Entries taken from a collection:
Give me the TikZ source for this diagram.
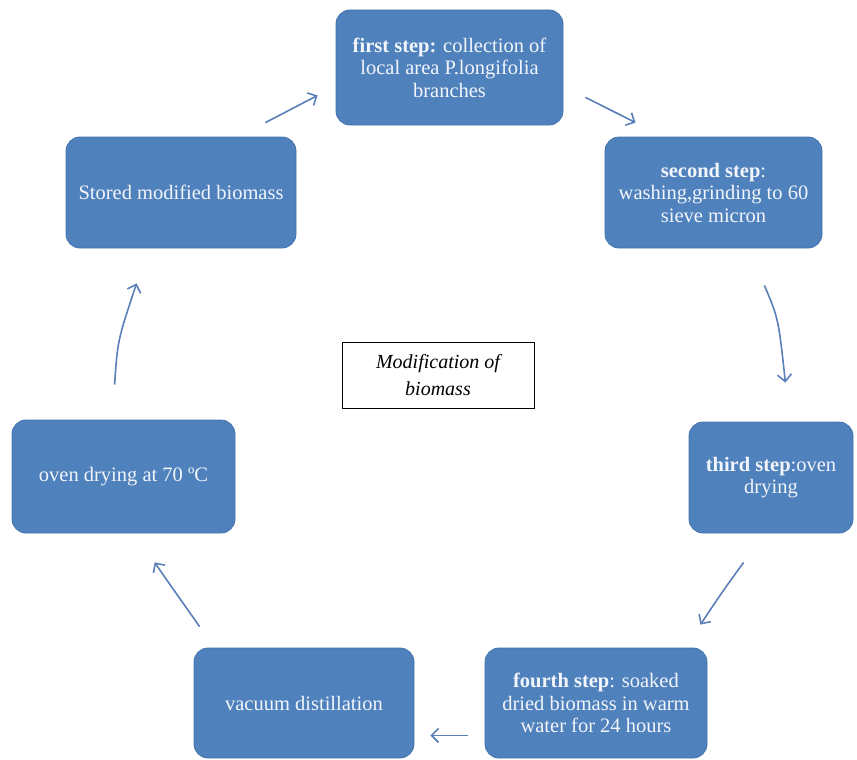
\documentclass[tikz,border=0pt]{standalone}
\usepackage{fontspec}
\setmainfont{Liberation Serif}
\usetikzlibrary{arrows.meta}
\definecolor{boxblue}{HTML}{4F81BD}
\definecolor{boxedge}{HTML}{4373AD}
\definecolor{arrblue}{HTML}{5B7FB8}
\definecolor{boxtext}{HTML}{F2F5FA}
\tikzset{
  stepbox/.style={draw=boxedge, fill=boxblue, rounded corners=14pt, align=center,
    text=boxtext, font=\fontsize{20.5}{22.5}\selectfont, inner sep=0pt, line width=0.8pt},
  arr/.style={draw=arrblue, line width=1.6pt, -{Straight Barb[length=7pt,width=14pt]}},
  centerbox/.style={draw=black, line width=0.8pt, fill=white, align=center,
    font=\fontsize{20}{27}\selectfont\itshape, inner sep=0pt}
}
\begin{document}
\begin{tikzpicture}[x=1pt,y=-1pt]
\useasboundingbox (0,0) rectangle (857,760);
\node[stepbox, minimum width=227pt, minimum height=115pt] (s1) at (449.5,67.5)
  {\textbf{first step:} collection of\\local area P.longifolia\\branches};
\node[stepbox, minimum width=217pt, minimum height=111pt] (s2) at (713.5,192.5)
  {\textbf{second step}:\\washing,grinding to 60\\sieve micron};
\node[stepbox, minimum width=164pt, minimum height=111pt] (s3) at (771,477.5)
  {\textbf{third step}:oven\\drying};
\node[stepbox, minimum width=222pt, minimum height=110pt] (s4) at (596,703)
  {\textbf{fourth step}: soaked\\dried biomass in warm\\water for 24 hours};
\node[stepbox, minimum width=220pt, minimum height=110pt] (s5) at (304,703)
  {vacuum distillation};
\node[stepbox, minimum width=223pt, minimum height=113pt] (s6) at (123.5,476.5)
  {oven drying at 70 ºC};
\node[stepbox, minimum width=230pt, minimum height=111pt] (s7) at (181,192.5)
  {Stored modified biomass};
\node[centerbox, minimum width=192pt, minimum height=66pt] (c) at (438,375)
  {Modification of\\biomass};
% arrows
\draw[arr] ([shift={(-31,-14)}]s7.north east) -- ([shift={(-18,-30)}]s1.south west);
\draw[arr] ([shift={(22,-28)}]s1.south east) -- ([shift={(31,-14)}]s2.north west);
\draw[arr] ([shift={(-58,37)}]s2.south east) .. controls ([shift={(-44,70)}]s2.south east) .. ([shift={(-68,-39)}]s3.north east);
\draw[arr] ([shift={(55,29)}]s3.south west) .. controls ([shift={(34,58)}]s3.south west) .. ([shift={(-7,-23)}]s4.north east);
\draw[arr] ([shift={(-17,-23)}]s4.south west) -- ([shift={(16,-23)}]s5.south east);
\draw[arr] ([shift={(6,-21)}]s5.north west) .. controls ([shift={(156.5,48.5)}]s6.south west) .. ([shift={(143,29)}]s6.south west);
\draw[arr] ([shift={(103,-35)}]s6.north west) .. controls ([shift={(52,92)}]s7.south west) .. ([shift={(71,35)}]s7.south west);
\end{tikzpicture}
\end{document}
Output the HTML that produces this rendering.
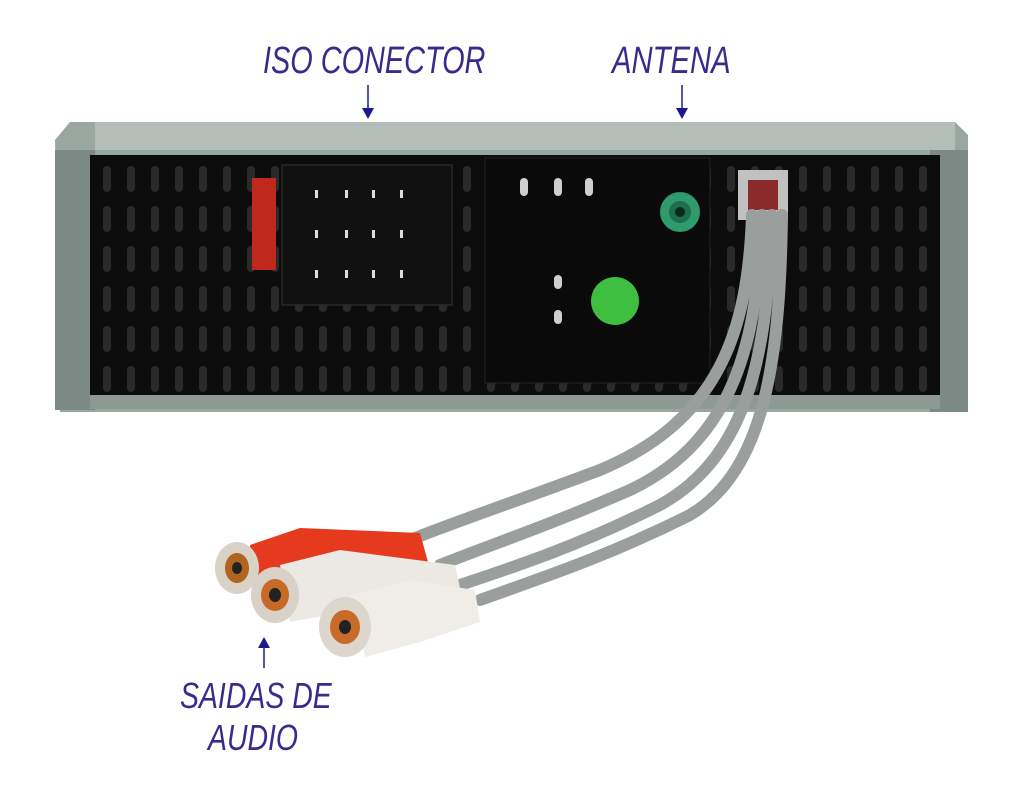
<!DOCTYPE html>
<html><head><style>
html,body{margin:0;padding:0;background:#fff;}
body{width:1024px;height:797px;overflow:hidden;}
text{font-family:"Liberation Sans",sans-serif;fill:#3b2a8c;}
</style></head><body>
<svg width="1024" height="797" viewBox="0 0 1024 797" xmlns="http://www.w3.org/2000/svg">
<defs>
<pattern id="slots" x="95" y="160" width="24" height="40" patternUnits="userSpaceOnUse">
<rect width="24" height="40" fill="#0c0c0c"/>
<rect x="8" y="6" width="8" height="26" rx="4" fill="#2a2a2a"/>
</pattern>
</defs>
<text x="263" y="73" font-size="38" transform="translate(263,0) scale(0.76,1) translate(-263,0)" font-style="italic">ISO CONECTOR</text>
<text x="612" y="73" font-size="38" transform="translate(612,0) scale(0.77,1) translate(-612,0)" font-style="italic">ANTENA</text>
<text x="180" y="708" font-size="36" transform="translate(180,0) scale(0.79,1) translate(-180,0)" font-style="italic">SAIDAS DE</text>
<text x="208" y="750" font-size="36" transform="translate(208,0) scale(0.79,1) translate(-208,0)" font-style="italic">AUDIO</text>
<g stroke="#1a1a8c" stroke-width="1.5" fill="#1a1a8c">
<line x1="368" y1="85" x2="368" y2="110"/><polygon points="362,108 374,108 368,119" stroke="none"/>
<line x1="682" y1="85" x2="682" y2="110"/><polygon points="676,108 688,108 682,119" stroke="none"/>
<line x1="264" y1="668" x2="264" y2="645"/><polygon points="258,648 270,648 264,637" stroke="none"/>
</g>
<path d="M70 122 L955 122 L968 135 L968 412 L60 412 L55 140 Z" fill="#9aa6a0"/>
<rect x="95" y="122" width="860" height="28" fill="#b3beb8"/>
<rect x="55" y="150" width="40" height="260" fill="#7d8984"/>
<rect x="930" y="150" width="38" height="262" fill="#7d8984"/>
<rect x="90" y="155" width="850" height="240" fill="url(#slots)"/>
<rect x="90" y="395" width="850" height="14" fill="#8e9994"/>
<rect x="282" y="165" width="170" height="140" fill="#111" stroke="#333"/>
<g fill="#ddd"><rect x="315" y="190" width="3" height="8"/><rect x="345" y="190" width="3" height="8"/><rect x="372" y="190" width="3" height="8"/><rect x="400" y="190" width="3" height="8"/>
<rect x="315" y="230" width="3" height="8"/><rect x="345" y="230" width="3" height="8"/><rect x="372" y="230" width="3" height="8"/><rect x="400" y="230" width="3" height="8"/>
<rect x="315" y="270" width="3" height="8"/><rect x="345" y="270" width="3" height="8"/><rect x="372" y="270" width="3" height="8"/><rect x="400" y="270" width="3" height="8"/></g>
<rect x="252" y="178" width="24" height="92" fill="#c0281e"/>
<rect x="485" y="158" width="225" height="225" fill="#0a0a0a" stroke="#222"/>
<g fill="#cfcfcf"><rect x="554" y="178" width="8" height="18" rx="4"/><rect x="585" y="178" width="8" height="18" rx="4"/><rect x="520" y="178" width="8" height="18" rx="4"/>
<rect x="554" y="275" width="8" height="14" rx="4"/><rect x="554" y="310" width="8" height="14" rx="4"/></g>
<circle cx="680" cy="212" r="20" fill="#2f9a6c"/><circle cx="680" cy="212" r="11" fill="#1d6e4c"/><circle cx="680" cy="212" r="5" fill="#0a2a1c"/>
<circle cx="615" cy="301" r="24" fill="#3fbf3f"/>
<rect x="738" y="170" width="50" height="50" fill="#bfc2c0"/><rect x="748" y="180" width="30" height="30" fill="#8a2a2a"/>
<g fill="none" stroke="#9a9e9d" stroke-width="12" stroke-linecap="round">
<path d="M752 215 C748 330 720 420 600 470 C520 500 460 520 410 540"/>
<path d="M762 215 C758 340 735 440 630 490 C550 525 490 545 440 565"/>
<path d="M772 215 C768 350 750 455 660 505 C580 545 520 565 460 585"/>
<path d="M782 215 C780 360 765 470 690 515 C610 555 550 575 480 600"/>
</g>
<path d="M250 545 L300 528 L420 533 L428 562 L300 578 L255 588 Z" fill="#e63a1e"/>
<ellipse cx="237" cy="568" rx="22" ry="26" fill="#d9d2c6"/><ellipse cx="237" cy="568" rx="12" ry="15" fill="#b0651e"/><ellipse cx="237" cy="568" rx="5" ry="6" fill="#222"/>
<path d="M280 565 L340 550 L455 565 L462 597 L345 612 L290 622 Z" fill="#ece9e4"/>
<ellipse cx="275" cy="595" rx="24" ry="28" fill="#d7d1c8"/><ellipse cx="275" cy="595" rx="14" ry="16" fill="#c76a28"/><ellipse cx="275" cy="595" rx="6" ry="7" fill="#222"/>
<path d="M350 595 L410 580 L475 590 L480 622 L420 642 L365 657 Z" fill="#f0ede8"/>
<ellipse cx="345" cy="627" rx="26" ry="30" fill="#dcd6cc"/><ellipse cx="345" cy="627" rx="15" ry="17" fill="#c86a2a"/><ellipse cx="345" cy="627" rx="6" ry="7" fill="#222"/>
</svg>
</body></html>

> [Written request]: Only lines with "this" are wanted here; list each of them.

> [Reply]:
Give me the TikZ source for this diagram.
Output the HTML that produces this rendering.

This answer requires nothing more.